Set exercise — Set the lines down again exactly, first line through the line that contains "const rightStep = 10;", with no pictures.

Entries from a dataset
-------------------------

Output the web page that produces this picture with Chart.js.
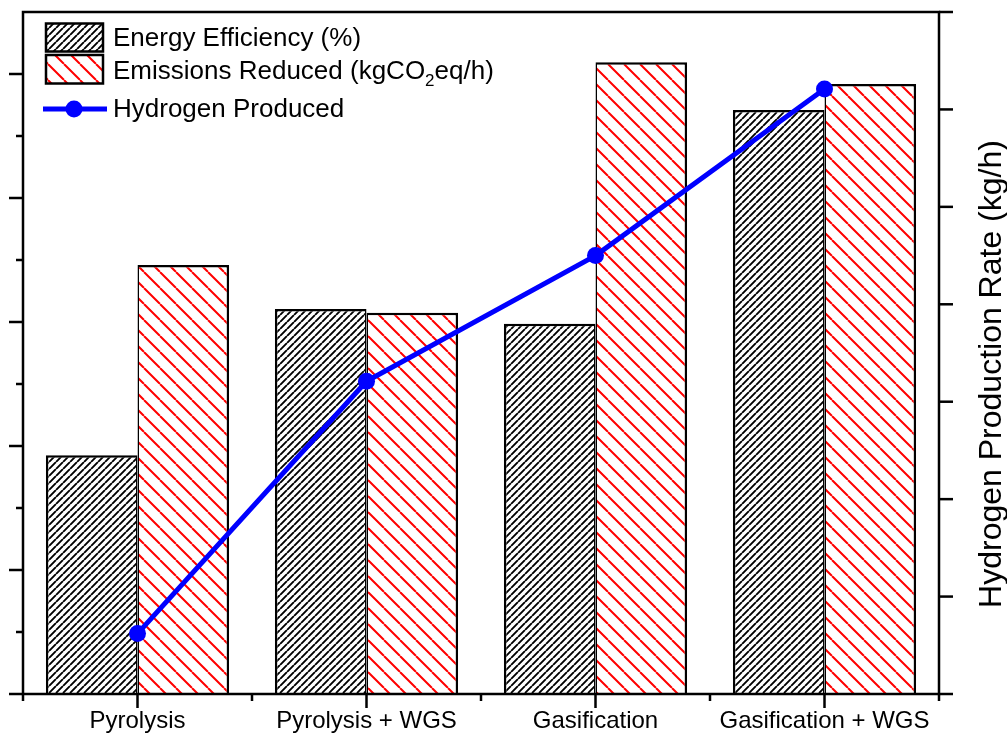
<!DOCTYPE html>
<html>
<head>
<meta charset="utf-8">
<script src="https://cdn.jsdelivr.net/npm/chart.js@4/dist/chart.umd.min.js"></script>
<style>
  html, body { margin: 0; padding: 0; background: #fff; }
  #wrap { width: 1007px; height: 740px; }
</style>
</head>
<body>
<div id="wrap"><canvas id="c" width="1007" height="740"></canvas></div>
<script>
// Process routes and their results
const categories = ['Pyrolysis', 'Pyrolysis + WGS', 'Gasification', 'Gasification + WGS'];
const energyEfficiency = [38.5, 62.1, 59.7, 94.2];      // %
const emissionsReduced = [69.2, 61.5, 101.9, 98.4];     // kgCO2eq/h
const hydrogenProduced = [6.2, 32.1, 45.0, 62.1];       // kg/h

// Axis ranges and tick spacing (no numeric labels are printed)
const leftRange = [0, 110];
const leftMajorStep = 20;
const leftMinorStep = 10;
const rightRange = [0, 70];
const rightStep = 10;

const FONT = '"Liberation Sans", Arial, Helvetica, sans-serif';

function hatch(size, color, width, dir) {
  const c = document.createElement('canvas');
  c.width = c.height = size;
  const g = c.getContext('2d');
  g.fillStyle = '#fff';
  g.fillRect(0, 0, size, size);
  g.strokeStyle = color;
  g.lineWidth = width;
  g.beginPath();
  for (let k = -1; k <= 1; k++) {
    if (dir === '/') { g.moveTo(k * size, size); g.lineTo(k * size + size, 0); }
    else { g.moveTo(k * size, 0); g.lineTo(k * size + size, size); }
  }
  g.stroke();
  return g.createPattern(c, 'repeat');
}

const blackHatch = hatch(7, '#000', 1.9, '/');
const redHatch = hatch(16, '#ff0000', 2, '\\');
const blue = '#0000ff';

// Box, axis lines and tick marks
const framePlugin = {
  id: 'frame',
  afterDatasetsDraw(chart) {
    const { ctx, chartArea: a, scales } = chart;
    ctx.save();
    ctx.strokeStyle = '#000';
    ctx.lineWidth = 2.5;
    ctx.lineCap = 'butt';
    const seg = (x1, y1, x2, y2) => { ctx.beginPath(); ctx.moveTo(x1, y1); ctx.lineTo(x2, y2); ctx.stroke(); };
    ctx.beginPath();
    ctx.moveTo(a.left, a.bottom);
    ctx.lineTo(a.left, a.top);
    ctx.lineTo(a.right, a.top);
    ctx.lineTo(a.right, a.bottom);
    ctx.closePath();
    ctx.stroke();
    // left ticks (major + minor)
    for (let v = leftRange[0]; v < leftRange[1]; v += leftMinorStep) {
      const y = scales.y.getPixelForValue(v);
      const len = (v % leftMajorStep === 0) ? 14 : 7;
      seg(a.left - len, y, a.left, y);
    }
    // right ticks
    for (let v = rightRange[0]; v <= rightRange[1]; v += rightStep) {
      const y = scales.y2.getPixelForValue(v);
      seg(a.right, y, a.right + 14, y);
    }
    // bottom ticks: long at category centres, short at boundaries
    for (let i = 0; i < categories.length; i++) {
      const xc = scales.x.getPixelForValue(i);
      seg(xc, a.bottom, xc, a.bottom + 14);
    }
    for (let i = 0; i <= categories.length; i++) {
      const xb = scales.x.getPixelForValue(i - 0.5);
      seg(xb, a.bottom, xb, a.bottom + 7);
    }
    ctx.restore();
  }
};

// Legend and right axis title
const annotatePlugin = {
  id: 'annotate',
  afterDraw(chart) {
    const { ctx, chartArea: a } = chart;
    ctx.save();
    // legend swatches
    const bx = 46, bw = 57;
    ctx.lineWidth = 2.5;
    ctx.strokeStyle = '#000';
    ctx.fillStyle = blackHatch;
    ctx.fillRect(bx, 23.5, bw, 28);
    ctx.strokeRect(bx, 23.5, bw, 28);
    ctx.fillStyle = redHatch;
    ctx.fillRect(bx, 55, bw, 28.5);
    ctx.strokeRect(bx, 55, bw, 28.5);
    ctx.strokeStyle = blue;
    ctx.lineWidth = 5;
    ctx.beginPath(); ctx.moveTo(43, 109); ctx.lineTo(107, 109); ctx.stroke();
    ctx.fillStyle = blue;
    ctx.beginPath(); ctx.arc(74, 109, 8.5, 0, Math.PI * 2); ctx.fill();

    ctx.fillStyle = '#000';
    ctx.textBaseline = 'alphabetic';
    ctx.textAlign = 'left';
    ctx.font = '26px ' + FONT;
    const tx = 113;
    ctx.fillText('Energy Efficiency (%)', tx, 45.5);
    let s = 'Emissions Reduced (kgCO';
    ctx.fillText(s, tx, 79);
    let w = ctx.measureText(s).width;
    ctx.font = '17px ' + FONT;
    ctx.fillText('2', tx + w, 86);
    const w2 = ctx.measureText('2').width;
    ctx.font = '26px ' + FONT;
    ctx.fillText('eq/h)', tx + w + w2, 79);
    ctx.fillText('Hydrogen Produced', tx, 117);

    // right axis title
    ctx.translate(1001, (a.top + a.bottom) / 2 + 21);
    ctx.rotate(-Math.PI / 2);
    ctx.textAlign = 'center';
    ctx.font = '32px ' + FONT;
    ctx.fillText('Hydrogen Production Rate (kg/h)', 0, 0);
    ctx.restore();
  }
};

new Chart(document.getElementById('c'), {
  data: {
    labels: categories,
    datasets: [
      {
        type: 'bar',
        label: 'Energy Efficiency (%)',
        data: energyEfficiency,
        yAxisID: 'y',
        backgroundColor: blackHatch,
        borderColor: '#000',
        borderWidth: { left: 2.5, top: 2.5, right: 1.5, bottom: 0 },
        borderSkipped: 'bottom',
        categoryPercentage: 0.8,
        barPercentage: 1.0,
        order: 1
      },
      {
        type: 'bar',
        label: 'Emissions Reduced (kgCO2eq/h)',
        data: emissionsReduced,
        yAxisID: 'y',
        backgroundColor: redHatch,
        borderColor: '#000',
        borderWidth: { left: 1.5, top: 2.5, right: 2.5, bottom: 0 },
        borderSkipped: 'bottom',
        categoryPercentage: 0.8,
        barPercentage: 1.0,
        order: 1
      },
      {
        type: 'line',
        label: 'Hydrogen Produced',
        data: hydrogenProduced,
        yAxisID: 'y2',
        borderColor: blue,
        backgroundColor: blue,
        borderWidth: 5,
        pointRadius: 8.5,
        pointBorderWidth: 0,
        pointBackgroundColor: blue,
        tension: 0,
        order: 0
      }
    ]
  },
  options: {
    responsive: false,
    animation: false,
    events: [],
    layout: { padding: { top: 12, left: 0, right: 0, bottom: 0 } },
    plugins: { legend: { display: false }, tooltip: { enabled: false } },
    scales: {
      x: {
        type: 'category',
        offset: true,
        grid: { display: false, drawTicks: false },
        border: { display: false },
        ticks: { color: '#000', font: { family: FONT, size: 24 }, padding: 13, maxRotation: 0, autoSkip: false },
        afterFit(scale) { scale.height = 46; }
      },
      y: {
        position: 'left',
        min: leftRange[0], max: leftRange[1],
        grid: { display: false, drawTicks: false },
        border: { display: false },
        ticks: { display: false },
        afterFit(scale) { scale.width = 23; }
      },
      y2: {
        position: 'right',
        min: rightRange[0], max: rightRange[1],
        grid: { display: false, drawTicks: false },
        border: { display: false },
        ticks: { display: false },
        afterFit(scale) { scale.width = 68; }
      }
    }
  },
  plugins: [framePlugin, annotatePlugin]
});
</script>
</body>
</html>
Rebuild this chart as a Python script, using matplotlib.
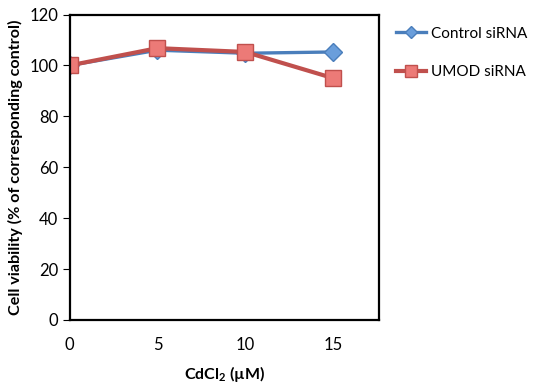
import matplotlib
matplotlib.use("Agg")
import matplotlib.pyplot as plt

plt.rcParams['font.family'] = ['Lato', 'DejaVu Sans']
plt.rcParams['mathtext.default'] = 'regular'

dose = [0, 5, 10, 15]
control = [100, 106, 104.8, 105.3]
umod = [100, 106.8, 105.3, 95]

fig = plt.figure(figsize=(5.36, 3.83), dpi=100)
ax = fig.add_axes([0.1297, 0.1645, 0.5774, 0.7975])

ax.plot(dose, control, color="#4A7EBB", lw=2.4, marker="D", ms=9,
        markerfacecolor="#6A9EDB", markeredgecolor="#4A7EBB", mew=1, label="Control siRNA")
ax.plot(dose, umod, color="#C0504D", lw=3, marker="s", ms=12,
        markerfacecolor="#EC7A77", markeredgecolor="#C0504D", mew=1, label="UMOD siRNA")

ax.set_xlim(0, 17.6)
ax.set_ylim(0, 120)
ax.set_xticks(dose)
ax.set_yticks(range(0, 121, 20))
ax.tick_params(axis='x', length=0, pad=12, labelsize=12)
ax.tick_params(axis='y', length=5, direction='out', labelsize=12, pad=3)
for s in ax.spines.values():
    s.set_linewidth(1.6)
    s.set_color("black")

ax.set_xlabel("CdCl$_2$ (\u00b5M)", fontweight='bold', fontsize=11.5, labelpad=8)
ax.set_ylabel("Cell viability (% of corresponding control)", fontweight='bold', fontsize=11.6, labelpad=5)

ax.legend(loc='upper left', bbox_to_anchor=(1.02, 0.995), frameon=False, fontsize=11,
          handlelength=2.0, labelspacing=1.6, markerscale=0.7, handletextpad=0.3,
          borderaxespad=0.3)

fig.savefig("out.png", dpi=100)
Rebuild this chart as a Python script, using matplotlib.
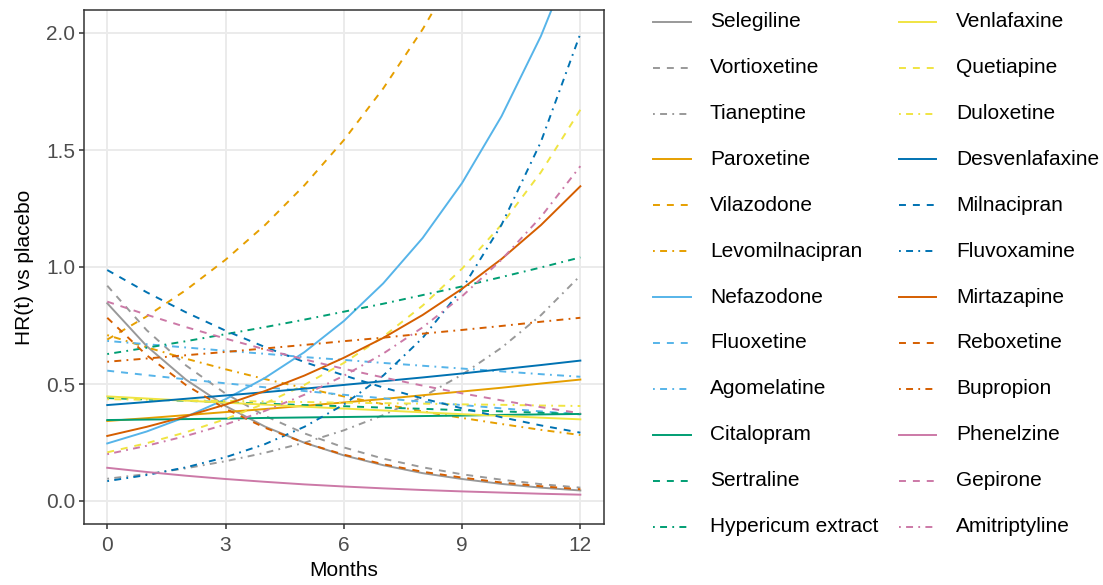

-------------------------

Finished task —
Output the web page that produces this picture with Chart.js.
<!DOCTYPE html>
<html>
<head>
<meta charset="utf-8">
<script src="https://cdn.jsdelivr.net/npm/chart.js@4/dist/chart.umd.min.js"></script>
<style>
  html, body { margin: 0; padding: 0; background: #fff; }
  #wrap { width: 1007px; height: 740px; }
</style>
</head>
<body>
<div id="wrap"><canvas id="c" width="1007" height="740"></canvas></div>
<script>
// Process routes and their results
const categories = ['Pyrolysis', 'Pyrolysis + WGS', 'Gasification', 'Gasification + WGS'];
const energyEfficiency = [38.5, 62.1, 59.7, 94.2];      // %
const emissionsReduced = [69.2, 61.5, 101.9, 98.4];     // kgCO2eq/h
const hydrogenProduced = [6.2, 32.1, 45.0, 62.1];       // kg/h

// Axis ranges and tick spacing (no numeric labels are printed)
const leftRange = [0, 110];
const leftMajorStep = 20;
const leftMinorStep = 10;
const rightRange = [0, 70];
const rightStep = 10;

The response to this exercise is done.